TCPAWorld After Dark: The Lonesome Death of Ken Johansen’s Career as a Professional Plaintiff

I’m pretty sure I warned him.

I’ve warned most of them anyway.

He seemed a pleasant fellow. But he made $60k a year bringing TCPA class actions. So I couldn’t like him.

And I can’t mourn his career as a TCPA Plaintiff, even though it has now met with a sudden and certain demise.

Here’s how it ended:

Plaintiff appears to have an extensive history with filing lawsuits alleging violations of the TCPA. (See Pl. Dep. [DE 40-1] at 140:16-21, 157:10-17 (estimating that, prior to 2020, Plaintiff had filed sixty (60) TCPA lawsuits and estimating that, since 2014, Plaintiff has made on average $60,000 per year from TCPA lawsuits).) Plaintiff admits that “[i]t is his typical practice to pose as a customer when [he] receive[s] an illegal telemarketing call.” (Id. at 163:1-10.)

Plaintiff admits that he confirmed the false contact information that the representative had on file so that the representative would prolong and continue the call. (Dep. Johansen [DE 40-1] at 150:21-151:1.) Plaintiff admits that his “typical practice” includes “confirming whatever information a telemarketer has on [him], whether accurate or not.” ( 163:16-25.)

Plaintiff readily admits that his conduct during the May 27, 2020 and June 2, 2020 telephone conversations was deceptive. (Pl. Johansen [DE 40-1] at 171:11-14.) Plaintiff intentionally prolonged and continued the telephone conversations by posing as Defendant’s customer, interested in a vacation package. (See id. at 99:4-100: 25.) Plaintiff also admits that he believes deception is appropriate behavior for a class representative. (Id. at 172:1-5.)

Plaintiff’s claim differs from those of putative class members’ claims. The record clearly demonstrates the deceptive and dishonest tactics employed by Plaintiff to establish his claim. Thus, Plaintiff’s claim is inherently different that those of the putative class members who presumably did not use similarly deceitful methods.

The honesty of a class representative matters because a representative “is a fiduciary and . . . the interests of the class are ‘dependent on his diligence, wisdom[,] and integrity.’” Koppel, 191 F.R.D. at 368 (citing Cohen v. Beneficial Indus. Loan Corp., 337 U.S.
541, 549-50 (1949).

Defendant argues that Plaintiff is an inadequate representative because of his deceptive conduct. The Court agrees. Plaintiff readily admits that his conduct during the May 27, 2020 and June 2, 2020 telephone conversations was deceptive. (Pl. Dep. [DE 40-1] 171:11-14.) Plaintiff has what appears to be an extensive and profitable history with lawsuits involving TCPA claims. Plaintiff acknowledges that he has developed a “typical practice” of deceitful conduct used to succeed in prosecuting TCPA claims. Plaintiff poses as a customer of the entity responsible for initiating the telemarketing call and induces the representative into believing that he is, in fact, an established customer and genuinely interested in the product or service offer, thereby prolonging the purported injury that Plaintiff claims to have suffered and increasing the potential damages that he could, in theory, recover.

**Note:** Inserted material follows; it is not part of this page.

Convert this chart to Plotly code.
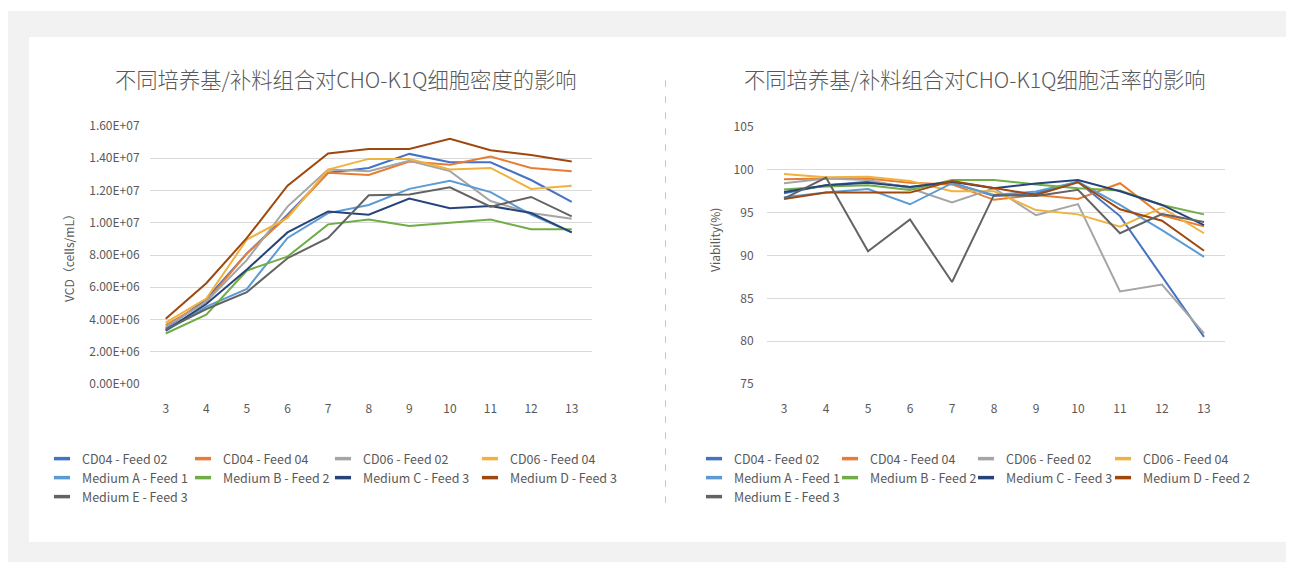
import plotly.graph_objects as go

# ---------------- data ----------------
days = [3, 4, 5, 6, 7, 8, 9, 10, 11, 12, 13]

names_left = ["CD04 - Feed 02", "CD04 - Feed 04", "CD06 - Feed 02", "CD06 - Feed 04",
              "Medium A - Feed 1", "Medium B - Feed 2", "Medium C - Feed 3", "Medium D - Feed 3",
              "Medium E - Feed 3"]
names_right = ["CD04 - Feed 02", "CD04 - Feed 04", "CD06 - Feed 02", "CD06 - Feed 04",
               "Medium A - Feed 1", "Medium B - Feed 2", "Medium C - Feed 3", "Medium D - Feed 2",
               "Medium E - Feed 3"]
colors = ["#4472C4", "#E97C33", "#A5A5A5", "#F0B23E", "#5B9BD5", "#70AD47", "#264478", "#9E480E", "#636363"]

vcd_cd04_f02 = [3.44e6, 5.27e6, 8.10e6, 10.5e6, 13.1e6, 13.4e6, 14.27e6, 13.75e6, 13.75e6, 12.65e6, 11.3e6]
vcd_cd04_f04 = [3.65e6, 5.10e6, 8.10e6, 10.4e6, 13.1e6, 12.96e6, 13.8e6, 13.6e6, 14.1e6, 13.4e6, 13.2e6]
vcd_cd06_f02 = [3.54e6, 5.10e6, 7.70e6, 11.0e6, 13.3e6, 13.2e6, 13.85e6, 13.2e6, 11.35e6, 10.6e6, 10.25e6]
vcd_cd06_f04 = [3.80e6, 5.30e6, 8.96e6, 10.3e6, 13.3e6, 13.96e6, 13.96e6, 13.3e6, 13.4e6, 12.1e6, 12.3e6]
vcd_med_a_f1 = [3.30e6, 4.80e6, 5.90e6, 9.06e6, 10.6e6, 11.1e6, 12.1e6, 12.6e6, 11.9e6, 10.5e6, 9.4e6]
vcd_med_b_f2 = [3.13e6, 4.30e6, 7.04e6, 7.90e6, 9.9e6, 10.2e6, 9.8e6, 10.0e6, 10.2e6, 9.6e6, 9.6e6]
vcd_med_c_f3 = [3.33e6, 4.96e6, 7.10e6, 9.40e6, 10.7e6, 10.5e6, 11.5e6, 10.9e6, 11.04e6, 10.6e6, 9.4e6]
vcd_med_d_f3 = [4.04e6, 6.25e6, 9.06e6, 12.3e6, 14.3e6, 14.58e6, 14.58e6, 15.2e6, 14.5e6, 14.2e6, 13.8e6]
vcd_med_e_f3 = [3.37e6, 4.65e6, 5.70e6, 7.80e6, 9.06e6, 11.7e6, 11.75e6, 12.2e6, 11.0e6, 11.6e6, 10.4e6]

via_cd04_f02 = [97.27, 98.2, 98.6, 98.0, 98.5, 96.95, 97.27, 98.6, 94.6, 87.5, 80.5]
via_cd04_f04 = [98.9, 99.0, 99.0, 98.5, 98.3, 96.5, 97.07, 96.6, 98.44, 94.7, 93.4]
via_cd06_f02 = [98.44, 99.0, 98.8, 97.85, 96.2, 97.85, 94.7, 96.0, 85.8, 86.6, 80.9]
via_cd06_f04 = [99.5, 99.14, 99.2, 98.7, 97.5, 97.5, 95.3, 94.8, 93.36, 95.6, 92.6]
via_med_a_f1 = [96.8, 97.34, 97.77, 95.98, 98.44, 97.07, 97.46, 98.6, 95.9, 92.97, 89.84]
via_med_b_f2 = [97.7, 98.05, 98.2, 97.66, 98.8, 98.8, 98.3, 97.85, 97.6, 95.9, 94.8]
via_med_c_f3 = [97.4, 98.2, 98.5, 98.0, 98.6, 97.85, 98.4, 98.8, 97.5, 95.9, 93.55]
via_med_d_f2 = [96.6, 97.34, 97.34, 97.34, 98.7, 97.85, 97.07, 98.55, 95.4, 94.06, 90.55]
via_med_e_f3 = [96.64, 99.1, 90.5, 94.2, 86.9, 97.07, 96.95, 97.66, 92.6, 94.84, 93.9]

vcd_tickvals = [0, 2e6, 4e6, 6e6, 8e6, 1e7, 1.2e7, 1.4e7, 1.6e7]
vcd_ticklabels = ["0.00E+00", "2.00E+06", "4.00E+06", "6.00E+06", "8.00E+06",
                  "1.00E+07", "1.20E+07", "1.40E+07", "1.60E+07"]
via_tickvals = [75, 80, 85, 90, 95, 100, 105]

title_left = "不同培养基/补料组合对CHO-K1Q细胞密度的影响"
title_right = "不同培养基/补料组合对CHO-K1Q细胞活率的影响"
ytitle_left = "VCD（cells/mL）"
ytitle_right = "Viability(%)"

vcd_series = [vcd_cd04_f02, vcd_cd04_f04, vcd_cd06_f02, vcd_cd06_f04, vcd_med_a_f1,
              vcd_med_b_f2, vcd_med_c_f3, vcd_med_d_f3, vcd_med_e_f3]
via_series = [via_cd04_f02, via_cd04_f04, via_cd06_f02, via_cd06_f04, via_med_a_f1,
              via_med_b_f2, via_med_c_f3, via_med_d_f2, via_med_e_f3]

# ---------------- layout helpers ----------------
W, H = 1294, 562
OFF = 8  # page offset of the figure (body margin)
FONT = "Noto Sans CJK SC, Noto Sans, sans-serif"
TXT = "#595959"
GRID = "#D9D9D9"


def fx(px):
    return (px - OFF) / W


def fy(py):
    return 1 - (py - OFF) / H


fig = go.Figure()

# legend grid: 4 columns x 3 rows for each panel (text start positions in page px)
left_cols = [81, 222, 362, 509]
right_cols = [733, 869, 1005, 1142]
row_y = [459, 478, 497]
leg_font = dict(family=FONT, size=12.5, color=TXT)

legend_layouts = {}
k = 0
for panel, series, names, cols, xa, ya in [
        ("L", vcd_series, names_left, left_cols, "x", "y"),
        ("R", via_series, names_right, right_cols, "x2", "y2")]:
    for i, ys in enumerate(series):
        k += 1
        lname = "legend" if k == 1 else f"legend{k}"
        fig.add_trace(go.Scatter(x=days, y=ys, name=names[i], mode="lines",
                                 line=dict(color=colors[i], width=2),
                                 xaxis=xa, yaxis=ya, showlegend=False))
        # legend key (short thick dash, as in the original)
        fig.add_trace(go.Scatter(x=[None], y=[None], name=names[i], mode="markers",
                                 marker=dict(symbol="line-ew", size=11.5, color=colors[i],
                                             line=dict(color=colors[i], width=3.5)),
                                 xaxis=xa, yaxis=ya, legend=lname, showlegend=True,
                                 hoverinfo="skip"))
        legend_layouts[lname] = dict(
            orientation="h", x=fx(cols[i % 4] - 39), y=fy(row_y[i // 4] - 15),
            xanchor="left", yanchor="top", font=leg_font, bgcolor="rgba(0,0,0,0)",
            itemwidth=30, itemclick=False, itemdoubleclick=False)

axis_common = dict(showline=False, zeroline=False, automargin=False, fixedrange=True,
                   tickfont=dict(family=FONT, size=12, color=TXT))

fig.update_layout(
    width=W, height=H,
    margin=dict(l=0, r=0, t=0, b=0),
    paper_bgcolor="white", plot_bgcolor="rgba(0,0,0,0)",
    font=dict(family=FONT, color=TXT),
    xaxis=dict(domain=[fx(150), fx(592)], range=[2.613, 13.5], tickvals=days,
               showgrid=False, ticks="outside", ticklen=14, tickcolor="rgba(0,0,0,0)",
               anchor="y", **axis_common),
    yaxis=dict(domain=[fy(384), fy(126)], range=[0, 1.6e7], tickvals=vcd_tickvals,
               ticktext=vcd_ticklabels, ticks="outside", ticklen=7, tickcolor="rgba(0,0,0,0)",
               showgrid=True, gridcolor=GRID, gridwidth=1, anchor="x", **axis_common),
    xaxis2=dict(domain=[fx(767), fx(1225)], range=[2.595, 13.5], tickvals=days,
                showgrid=False, ticks="outside", ticklen=14, tickcolor="rgba(0,0,0,0)",
                anchor="y2", **axis_common),
    yaxis2=dict(domain=[fy(384), fy(127)], range=[75, 105], tickvals=via_tickvals,
                ticks="outside", ticklen=10, tickcolor="rgba(0,0,0,0)",
                showgrid=True, gridcolor=GRID, gridwidth=1, anchor="x2", **axis_common),
    showlegend=True,
)
fig.update_layout(legend_layouts)

shapes = [
    dict(type="rect", xref="paper", yref="paper", x0=0, x1=1, y0=0, y1=fy(11),
         fillcolor="#F2F2F2", line=dict(width=0), layer="below"),
    dict(type="rect", xref="paper", yref="paper", x0=fx(29), x1=fx(1287), y0=fy(542), y1=fy(37),
         fillcolor="white", line=dict(width=0), layer="below"),
    dict(type="line", xref="paper", yref="paper", x0=fx(665.5), x1=fx(665.5), y0=fy(503), y1=fy(75),
         line=dict(color="#C8C8C8", width=1, dash="7px,9px"), layer="below"),
]
fig.update_layout(shapes=shapes)

annotations = [
    dict(text=title_left, x=fx(346.5), y=fy(78), xref="paper", yref="paper", showarrow=False,
         xanchor="center", yanchor="middle", font=dict(family=FONT, size=21.3, color=TXT, weight=300)),
    dict(text=title_right, x=fx(975), y=fy(78), xref="paper", yref="paper", showarrow=False,
         xanchor="center", yanchor="middle", font=dict(family=FONT, size=21.3, color=TXT, weight=300)),
    dict(text=ytitle_left, x=fx(69), y=fy(255), xref="paper", yref="paper", showarrow=False,
         textangle=-90, xanchor="center", yanchor="middle", font=dict(family=FONT, size=12, color=TXT)),
    dict(text=ytitle_right, x=fx(714), y=fy(240), xref="paper", yref="paper", showarrow=False,
         textangle=-90, xanchor="center", yanchor="middle", font=dict(family=FONT, size=12, color=TXT)),
]
fig.update_layout(annotations=annotations)

fig.write_html("out.html")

Most concerning, during his deposition in the present lawsuit, Plaintiff admits that he believes that engaging in deception is appropriate behavior for a class representative. (Pl. Dep. [DE 40-1] 172:1-5.) Based on the foregoing, the Court has serious concerns about the Plaintiff’s credibility, honesty, trustworthiness, and motives in bringing forth this putative class action. Thus, the Court finds that the Plaintiff is an inadequate class representative.

Full decision here: Johansen v. Bluegreen Vacations Unlimited, Inc., No. 20-cv-81076-RS (S.D. Fla. Sept. 30, 2021) – [Doc 95] Order Denying Plaintiff’s Motion for Class Certification [9-30-21]

And so ends the long and profitable career of Ken Johansen as a TCPA class plaintiff.

The playbook is established.

No more repeat TCPA class reps get any more settlement dollars from now on.



1 Comment

  1. WOW!!! Amending the complaint to include the 7 calls received AFTER the guy spoke to a live agent and expressed interest???!!! Definitely expected better of Paonich. Of course those additional calls don’t count, due to an EBR!!! Made the same comment on the “Canary Trap” blog page. And of course claims based on these additional calls are going to look deceptively manufactured!! On the flip side, for the plaintiff, of course one has to play along i.e. be deceptive with the robocaller, that is itself deceptive and hides itself behind fake names and spoofed numbers!!! How else to identify them??!! Now because of counsel’s poor decisions, this case is in direct conflict with Braver v. NorthStar Alarm Systems, LLC and Shelton v. Nat’l Gas & Elec., LLC. which have held that playing along with telemarketers in order to find out who they are is perfectly fine.